Hi All,
I thought I'd share this as it's done my head in over the past two years. First of all, the problem - Copper between traces not being removed cleanly, so that I cannot use a PCB after milling. It's a huge problem and it keeps coming back to haunt me, and I've tried almost literally everything to solve the problem.
I improved the locking of the bearings in my mill.
I tracked down issues between the CNC software and the stepper drivers I'm using.
I have gone through every possible combiation of autoleveller.
I migrated from normal v-tips to ball tip tools ( This one was actually worth it - big improvement in PCB quality using 2mm long 0.4mm ball-nose end mills... They make great clean PCBs and cost barely more than quality V tips. ).
I've even dropped the Z by another 2 thou, and it still doesn't cut through in those areas... Something is seriously wrong.
And still, I'll produce some perfect PCBs and some that look like the autoleveller failed.
I had assumed there were three possible areas where the fault could still lie.
1. The Milling Software is screwing up the depth calculations.
2. The PCB is moving, or the surface level is changing ( though areas of the PCB with problems tend to remain consistent no matter when milled in the process )
3. The copper thickness is varying wildly. ( I really did not expect it to be this.... )
Now, normally I figure 3 thou for normal cheap PCB should be enough... That's about 75 microns, but the copper should be around 50 micron right?
So today, I decided to eliminate the final uncertainty.
After three failed PCBs in the same place, that wouldn't mill through the copper with an 8 thou cut, I went back and did a re-auto-level of the place where it failed, since it was right at the edge. I'm still within 1 thou of the original measurement, which given I've moved a few though on the y axis to remeasure, seems reasonable.
Then I manually move the mill to the location, and manually drop 1 thou at a time until the copper is touching the bit and the probe light shows.
Then back so it goes off.
Spindle on, plunge 5 though... Cut... Copper remains. Drop another 3, Copper remains.

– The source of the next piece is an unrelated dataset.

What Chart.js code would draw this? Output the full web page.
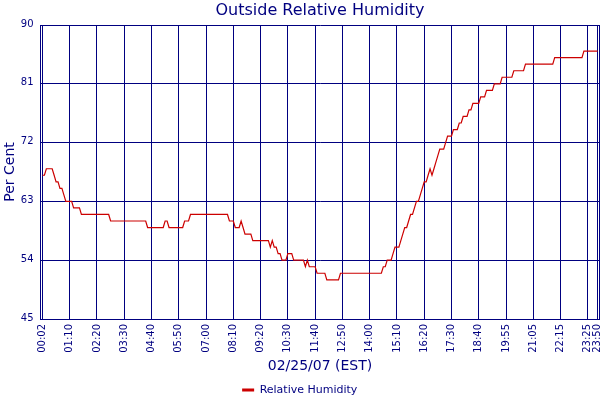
<!DOCTYPE html>
<html>
<head>
<meta charset="utf-8">
<script src="https://cdn.jsdelivr.net/npm/chart.js@4.4.0/dist/chart.umd.min.js"></script>
<style>
html,body{margin:0;padding:0;background:#fff;}
#wrap{width:600px;height:400px;}
</style>
</head>
<body>
<div id="wrap"><canvas id="c" width="600" height="400"></canvas></div>
<script>
// ---- data ----
const seriesName = 'Relative Humidity';
const chartTitle = 'Outside Relative Humidity';
const xTitle = '02/25/07 (EST)';
const yTitle = 'Per Cent';

// one reading per logged sample (5-minute log, 286 samples)
const humidity = [
  67,67,68,68,68,68,67,66,66,65,65,64,63,63,
  63,63,62,62,62,62,61,61,61,61,61,61,61,61,
  61,61,61,61,61,61,61,60,60,60,60,60,60,60,
  60,60,60,60,60,60,60,60,60,60,60,60,59,59,
  59,59,59,59,59,59,59,60,60,59,59,59,59,59,
  59,59,59,60,60,60,61,61,61,61,61,61,61,61,
  61,61,61,61,61,61,61,61,61,61,61,61,60,60,
  60,59,59,59,60,59,58,58,58,58,57,57,57,57,
  57,57,57,57,57,56,57,56,56,55,55,54,54,54,
  55,55,55,54,54,54,54,54,54,53,54,53,53,53,
  53,52,52,52,52,52,51,51,51,51,51,51,51,52,
  52,52,52,52,52,52,52,52,52,52,52,52,52,52,
  52,52,52,52,52,52,52,53,53,54,54,54,55,56,
  56,56,57,58,59,59,60,61,61,62,63,63,64,65,
  66,66,67,68,67,68,69,70,71,71,71,72,73,73,
  73,74,74,74,75,75,76,76,76,77,77,78,78,78,
  78,79,79,79,80,80,80,80,81,81,81,81,82,82,
  82,82,82,82,83,83,83,83,83,83,84,84,84,84,
  84,84,84,84,84,84,84,84,84,84,84,85,85,85,
  85,85,85,85,85,85,85,85,85,85,85,85,86,86,
  86,86,86,86,86,86
];

// sample positions of the time labels on the x axis
const tickIndexes = [0,14,28,42,56,70,84,98,112,126,140,154,168,182,196,210,224,238,252,266,280,285];
const tickLabels = ['00:02','01:10','02:20','03:30','04:40','05:50','07:00','08:10','09:20','10:30','11:40',
                    '12:50','14:00','15:10','16:20','17:30','18:40','19:55','21:05','22:15','23:25','23:50'];

const yMin = 45, yMax = 90, yStep = 9;

// ---- styling ----
const NAVY = '#000080';
const RED = '#cc0000';
const FAMILY = "'DejaVu Sans', Verdana, sans-serif";

const points = humidity.map((v, i) => ({x: i, y: v}));

const framePlugin = {
  id: 'frame',
  afterDraw(chart) {
    const {ctx, chartArea} = chart;
    ctx.save();
    ctx.strokeStyle = NAVY;
    ctx.lineWidth = 1;
    ctx.beginPath();
    ctx.moveTo(chartArea.right, chartArea.top);
    ctx.lineTo(chartArea.right, chartArea.bottom);
    ctx.stroke();
    ctx.restore();
  }
};

new Chart(document.getElementById('c'), {
  type: 'line',
  data: {
    datasets: [{
      label: seriesName,
      data: points,
      borderColor: RED,
      backgroundColor: RED,
      borderWidth: 1.2,
      pointRadius: 0,
      tension: 0,
      fill: false
    }]
  },
  plugins: [framePlugin],
  options: {
    responsive: false,
    animation: false,
    layout: {padding: {right: 0.5, left: 0, top: 0, bottom: 0}},
    scales: {
      x: {
        type: 'linear',
        min: -1,
        max: humidity.length,
        afterBuildTicks(scale) {
          scale.ticks = tickIndexes.map(v => ({value: v}));
        },
        afterFit(scale) {
          scale.paddingLeft = 0;
          scale.paddingRight = 0;
          scale.height = 65.5;
        },
        ticks: {
          autoSkip: false,
          minRotation: 90,
          maxRotation: 90,
          padding: 5,
          color: NAVY,
          font: {family: FAMILY, size: 10},
          callback(value) {
            const k = tickIndexes.indexOf(value);
            return k >= 0 ? tickLabels[k] : '';
          }
        },
        grid: {color: NAVY, lineWidth: 1, drawTicks: false},
        border: {display: true, color: NAVY, width: 1},
        title: {
          display: true,
          text: xTitle,
          color: NAVY,
          font: {family: FAMILY, size: 14},
          padding: {top: 5.5, bottom: 9.4}
        }
      },
      y: {
        type: 'linear',
        min: yMin,
        max: yMax,
        afterBuildTicks(scale) {
          const t = [];
          for (let v = yMin; v <= yMax; v += yStep) t.push({value: v});
          scale.ticks = t;
        },
        afterFit(scale) {
          scale.width = 40.5;
        },
        ticks: {
          stepSize: yStep,
          padding: 7,
          color: NAVY,
          labelOffset: -1,
          font: {family: FAMILY, size: 10}
        },
        grid: {color: NAVY, lineWidth: 1, drawTicks: false},
        border: {display: true, color: NAVY, width: 1},
        title: {
          display: true,
          text: yTitle,
          color: NAVY,
          font: {family: FAMILY, size: 14},
          padding: {top: 2, bottom: 2}
        }
      }
    },
    plugins: {
      title: {
        display: true,
        text: chartTitle,
        color: NAVY,
        fullSize: false,
        font: {family: FAMILY, size: 16, weight: 'normal'},
        padding: {top: 1, bottom: 4.8}
      },
      legend: {
        display: true,
        position: 'bottom',
        maxHeight: 15.5,
        labels: {
          color: NAVY,
          font: {family: FAMILY, size: 11},
          boxWidth: 12,
          boxHeight: 3,
          padding: 0,
          generateLabels(chart) {
            return Chart.defaults.plugins.legend.labels.generateLabels(chart).map(l => Object.assign(l, {lineWidth: 0, fillStyle: RED, strokeStyle: RED}));
          }
        }
      },
      tooltip: {enabled: false}
    }
  }
});
</script>
</body>
</html>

Pull the PCB and place under a microsope.
Copper cuts OK...
Copper doesn't cut OK.
Notice something different? Same PCB, just an inch apart.
Copper varies from 2 micron to 8+ thou thickness over the PCB. From about 50 micron to 200 micron... That's a lot of variation !
NOW I finally know - and it's mostly near the edges, so I only really noticed when I started cutting large PCBs that take the full PCB segment I install.
If anyone is having a similar issue, and can't explain it any other way, and is getting cheap PCB from Ebay to mill, do some manual experiments in the areas it's not cutting and see if your copper thickness is the same all the way through.